What you have to do:
Pictures in the entries below are to be left out; otherwise, reproduce exactly the lines from the first through the line containing "import * as".

Given data:
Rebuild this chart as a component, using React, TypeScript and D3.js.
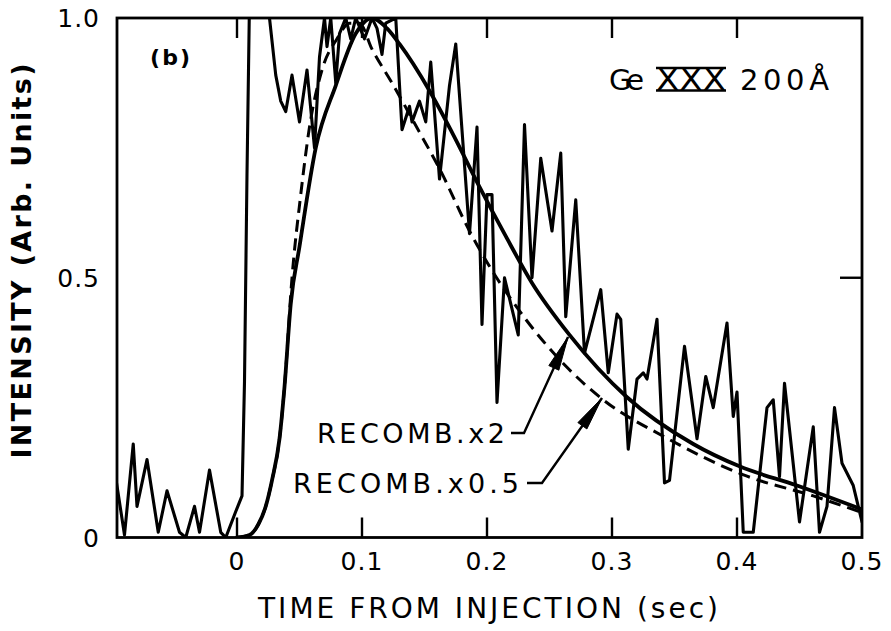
import React from "react";
import * as d3 from "d3";

// ---------- data ----------
const noisyT = [-0.097,-0.09,-0.083,-0.08,-0.072,-0.063,-0.056,-0.046,-0.041,-0.034,-0.03,-0.022,-0.013,-0.009,-0.001,0.004,0.006,0.008,0.011,0.02,0.026,0.031,0.035,0.039,0.044,0.05,0.056,0.062,0.066,0.07,0.072,0.075,0.079,0.082,0.087,0.091,0.095,0.102,0.108,0.112,0.116,0.119,0.127,0.132,0.138,0.14,0.146,0.151,0.155,0.162,0.17,0.175,0.186,0.192,0.196,0.2,0.204,0.208,0.214,0.225,0.23,0.236,0.243,0.252,0.259,0.263,0.271,0.278,0.291,0.297,0.304,0.307,0.313,0.32,0.325,0.328,0.336,0.342,0.346,0.358,0.368,0.375,0.381,0.392,0.397,0.4,0.405,0.413,0.424,0.429,0.434,0.438,0.45,0.461,0.466,0.472,0.478,0.484,0.493,0.5];
const noisyV = [0.115,0.005,0.18,0.06,0.15,0.01,0.09,0.01,0.0,0.06,0.01,0.13,0.01,0.0,0.05,0.08,0.3,0.7,1.2,1.3,1.0,0.89,0.84,0.82,0.89,0.8,0.9,0.75,0.925,1.0,0.945,1.0,0.875,0.97,1.0,0.96,1.0,0.96,1.0,0.98,0.93,0.99,1.0,0.785,0.83,0.8,0.84,0.8,0.915,0.69,0.87,0.95,0.585,0.79,0.41,0.66,0.66,0.26,0.5,0.39,0.795,0.5,0.73,0.59,0.74,0.425,0.65,0.355,0.477,0.317,0.43,0.42,0.17,0.305,0.317,0.305,0.42,0.105,0.11,0.368,0.19,0.31,0.25,0.413,0.233,0.28,0.01,0.01,0.25,0.265,0.117,0.297,0.03,0.213,0.01,0.06,0.25,0.143,0.1,0.03];

const x2T = [0.0,0.01,0.017,0.023,0.028,0.034,0.038,0.043,0.05,0.063,0.079,0.095,0.108,0.12,0.13,0.154,0.172,0.194,0.215,0.236,0.266,0.312,0.365,0.402,0.448,0.5];
const x2V = [0.0,0.005,0.025,0.06,0.11,0.19,0.29,0.45,0.56,0.75,0.87,0.97,1.0,0.98,0.95,0.86,0.78,0.675,0.58,0.49,0.39,0.27,0.18,0.137,0.1,0.054];

const x05T = [0.0,0.01,0.017,0.023,0.028,0.034,0.038,0.044,0.051,0.058,0.068,0.08,0.09,0.098,0.108,0.124,0.146,0.162,0.186,0.2,0.231,0.263,0.293,0.341,0.408,0.461,0.5];
const x05V = [0.0,0.005,0.025,0.06,0.11,0.19,0.29,0.5,0.66,0.79,0.9,0.96,0.99,0.99,0.94,0.875,0.78,0.71,0.59,0.53,0.42,0.33,0.265,0.195,0.118,0.08,0.048];

const xTickVals = [0, 0.1, 0.2, 0.3, 0.4, 0.5];
const xTickLabels = ["0", "0.1", "0.2", "0.3", "0.4", "0.5"];
const yTickVals = [0, 0.5, 1.0];
const yTickLabels = ["0", "0.5", "1.0"];
const bottomInnerTicks = [0, 0.1, 0.2, 0.3, 0.4];
const topInnerTicks = [0, 0.1, 0.2, 0.3, 0.4];
const rightInnerTicks = [0.5];

const annotations = [
  { label: "RECOMB.x2", tipT: 0.2648, tipV: 0.386 },
  { label: "RECOMB.x0.5", tipT: 0.292, tipV: 0.2685 },
];

const FONT = "'DejaVu Sans', 'Liberation Sans', Arial, sans-serif";

export default function App() {
  const W = 891, H = 631;
  const left = 117, right = 862, top = 18, bottom = 537.5;
  const x = d3.scaleLinear().domain([-0.096, 0.5]).range([left, right]);
  const y = d3.scaleLinear().domain([0, 1]).range([bottom, top]);

  const noisy = noisyT.map((t, i) => [t, noisyV[i]] as [number, number]);
  const c2 = x2T.map((t, i) => [t, x2V[i]] as [number, number]);
  const c05 = x05T.map((t, i) => [t, x05V[i]] as [number, number]);

  const linePlain = d3.line<[number, number]>().x(d => x(d[0])).y(d => y(d[1]));
  const lineSmooth = d3.line<[number, number]>().x(d => x(d[0])).y(d => y(d[1])).curve(d3.curveMonotoneX);

  const ann = [
    { textEnd: 505, textStart: 317, baseY: 443, midY: 433, dashFrom: 511, dashTo: 524 },
    { textEnd: 519, textStart: 293, baseY: 493, midY: 483, dashFrom: 527, dashTo: 542 },
  ];

  const arrow = (x0: number, y0: number, x1: number, y1: number) => {
    const dx = x1 - x0, dy = y1 - y0;
    const L = Math.hypot(dx, dy);
    const ux = dx / L, uy = dy / L;
    const hl = 34, hw = 5.5;
    const bx = x1 - ux * hl, by = y1 - uy * hl;
    const px = -uy, py = ux;
    return `M${x1},${y1}L${bx + px * hw},${by + py * hw}L${bx - px * hw},${by - py * hw}Z`;
  };

  return (
    <div style={{ position: "absolute", left: 0, top: 0, width: W, height: H, background: "#fff" }}>
      <svg width={W} height={H} style={{ display: "block" }}>
        <rect x={0} y={0} width={W} height={H} fill="#fff" />
        <defs>
          <clipPath id="plotclip">
            <rect x={left} y={top} width={right - left} height={bottom - top} />
          </clipPath>
        </defs>

        <g clipPath="url(#plotclip)" fill="none" stroke="#000" strokeLinejoin="round" strokeLinecap="round">
          <path d={linePlain(noisy) || ""} strokeWidth={3.1} />
          <path d={lineSmooth(c2) || ""} strokeWidth={3.8} />
          <path d={lineSmooth(c05) || ""} strokeWidth={3} strokeDasharray="12 7" strokeLinecap="butt" />
        </g>

        <rect x={left} y={top} width={right - left} height={bottom - top} fill="none" stroke="#000" strokeWidth={2.8} />

        <g stroke="#000" strokeWidth={2.4}>
          {bottomInnerTicks.map(t => (
            <line key={"b" + t} x1={x(t)} x2={x(t)} y1={bottom} y2={bottom - 20} />
          ))}
          {topInnerTicks.map(t => (
            <line key={"t" + t} x1={x(t)} x2={x(t)} y1={top} y2={top + 20} />
          ))}
          {rightInnerTicks.map(v => (
            <line key={"r" + v} x1={right} x2={right - 22} y1={y(v)} y2={y(v)} />
          ))}
        </g>

        <g fontFamily={FONT} fontSize={25} fill="#000">
          {xTickVals.map((t, i) => (
            <text key={"xl" + t} x={x(t)} y={570} textAnchor="middle" letterSpacing={1}>
              {xTickLabels[i]}
            </text>
          ))}
          {yTickVals.map((v, i) => (
            <text key={"yl" + v} x={100} y={y(v) + 9} textAnchor="end" letterSpacing={1}>
              {yTickLabels[i]}
            </text>
          ))}
        </g>

        <text x={488} y={618} textAnchor="middle" fontFamily={FONT} fontSize={28}
          textLength={460} lengthAdjust="spacing">TIME FROM INJECTION (sec)</text>
        <text transform={`translate(31,261) rotate(-90)`} textAnchor="middle" fontFamily={FONT} fontSize={27}
          fontWeight="bold" textLength={395} lengthAdjust="spacing">INTENSITY (Arb. Units)</text>

        <text x={150} y={65} fontFamily={FONT} fontSize={22} fontWeight="bold" textLength={40} lengthAdjust="spacing">(b)</text>

        <g fontFamily={FONT} fontSize={29} fill="#000">
          <text x={609} y={90} textLength={35} lengthAdjust="spacing">Ge</text>
          <text x={656} y={90} textLength={70} lengthAdjust="spacingAndGlyphs" fontSize={30}>XXX</text>
          <line x1={656} x2={726} y1={68} y2={68} stroke="#000" strokeWidth={2.5} />
          <line x1={656} x2={726} y1={90.5} y2={90.5} stroke="#000" strokeWidth={2.5} />
          <text x={740} y={90} textLength={89} lengthAdjust="spacing">200Å</text>
        </g>

        {annotations.map((a, i) => {
          const g = ann[i];
          const tx = x(a.tipT), ty = y(a.tipV);
          return (
            <g key={a.label}>
              <text x={g.textStart} y={g.baseY} fontFamily={FONT} fontSize={27}
                textLength={g.textEnd - g.textStart} lengthAdjust="spacing">{a.label}</text>
              <path d={`M${g.dashFrom},${g.midY}L${g.dashTo},${g.midY}L${tx},${ty}`} fill="none" stroke="#000" strokeWidth={2.4} />
              <path d={arrow(g.dashTo, g.midY, tx, ty)} fill="#000" stroke="#000" strokeWidth={1} />
            </g>
          );
        })}
      </svg>
    </div>
  );
}
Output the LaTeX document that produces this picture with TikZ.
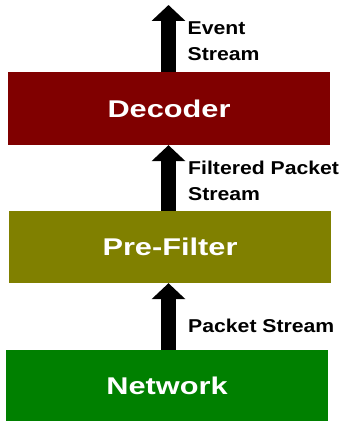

Solution:
Rebuild this chart as a component, using React, TypeScript and D3.js.
import React from "react";
import * as d3 from "d3";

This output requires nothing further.